== Records provided

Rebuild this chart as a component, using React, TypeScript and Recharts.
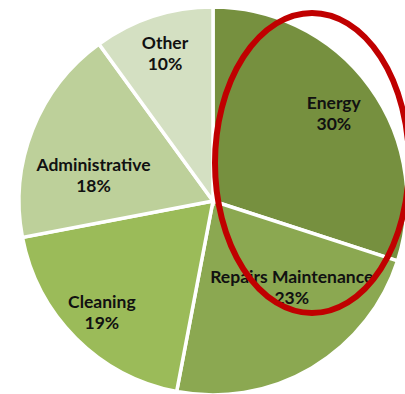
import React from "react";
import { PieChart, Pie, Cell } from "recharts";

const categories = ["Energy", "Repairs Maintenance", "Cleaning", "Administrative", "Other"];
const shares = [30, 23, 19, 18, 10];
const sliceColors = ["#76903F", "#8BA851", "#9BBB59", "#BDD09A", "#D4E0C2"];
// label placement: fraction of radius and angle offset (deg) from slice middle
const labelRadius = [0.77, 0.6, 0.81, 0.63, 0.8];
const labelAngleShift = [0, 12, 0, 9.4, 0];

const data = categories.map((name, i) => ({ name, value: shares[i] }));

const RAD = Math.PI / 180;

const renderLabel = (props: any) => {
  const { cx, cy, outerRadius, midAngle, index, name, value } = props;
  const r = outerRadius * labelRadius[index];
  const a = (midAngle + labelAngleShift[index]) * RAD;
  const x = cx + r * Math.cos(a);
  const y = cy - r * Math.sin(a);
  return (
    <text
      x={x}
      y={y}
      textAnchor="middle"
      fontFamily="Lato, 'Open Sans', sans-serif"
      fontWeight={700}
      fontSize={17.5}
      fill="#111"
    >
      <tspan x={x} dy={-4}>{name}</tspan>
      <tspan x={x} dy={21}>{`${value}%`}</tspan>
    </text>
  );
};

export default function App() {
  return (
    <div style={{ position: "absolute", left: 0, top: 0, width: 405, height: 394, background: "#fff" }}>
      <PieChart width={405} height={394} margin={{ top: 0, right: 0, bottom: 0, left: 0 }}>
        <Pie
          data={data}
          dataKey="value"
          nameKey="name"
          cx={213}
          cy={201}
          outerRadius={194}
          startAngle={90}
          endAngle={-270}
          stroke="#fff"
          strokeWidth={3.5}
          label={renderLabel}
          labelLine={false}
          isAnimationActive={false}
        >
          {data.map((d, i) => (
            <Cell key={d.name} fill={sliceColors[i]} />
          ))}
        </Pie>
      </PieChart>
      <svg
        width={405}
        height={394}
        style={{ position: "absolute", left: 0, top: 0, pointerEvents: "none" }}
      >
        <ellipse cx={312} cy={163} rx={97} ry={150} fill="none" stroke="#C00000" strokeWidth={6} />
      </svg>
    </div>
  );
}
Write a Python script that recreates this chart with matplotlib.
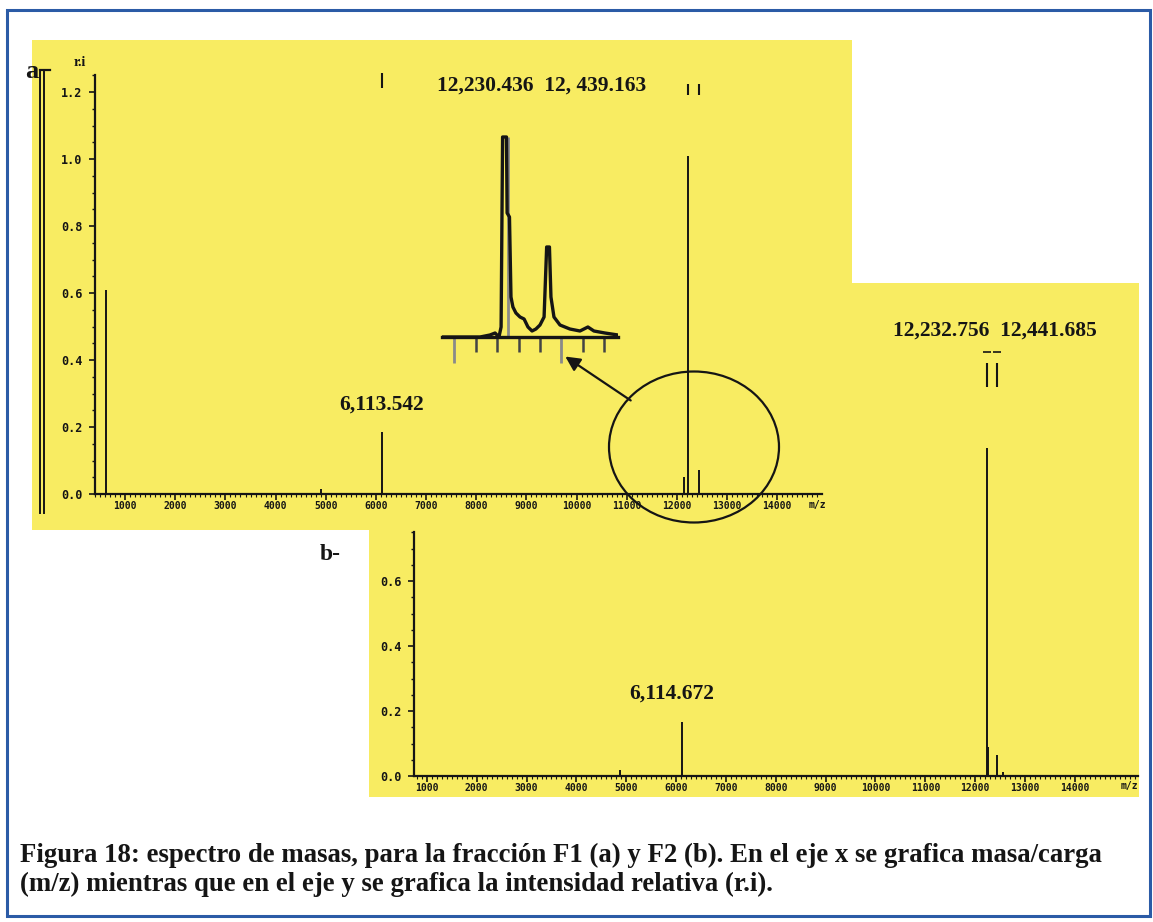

====

Problem description
Starting at the top of the listing above, please restate word for word each line up to and including the one that holds "PieChart, Pie, Cell", omitting every image.

In response
Rebuild this chart as a component, using React, TypeScript and Recharts.
import React from "react";
import { PieChart, Pie, Cell } from "recharts";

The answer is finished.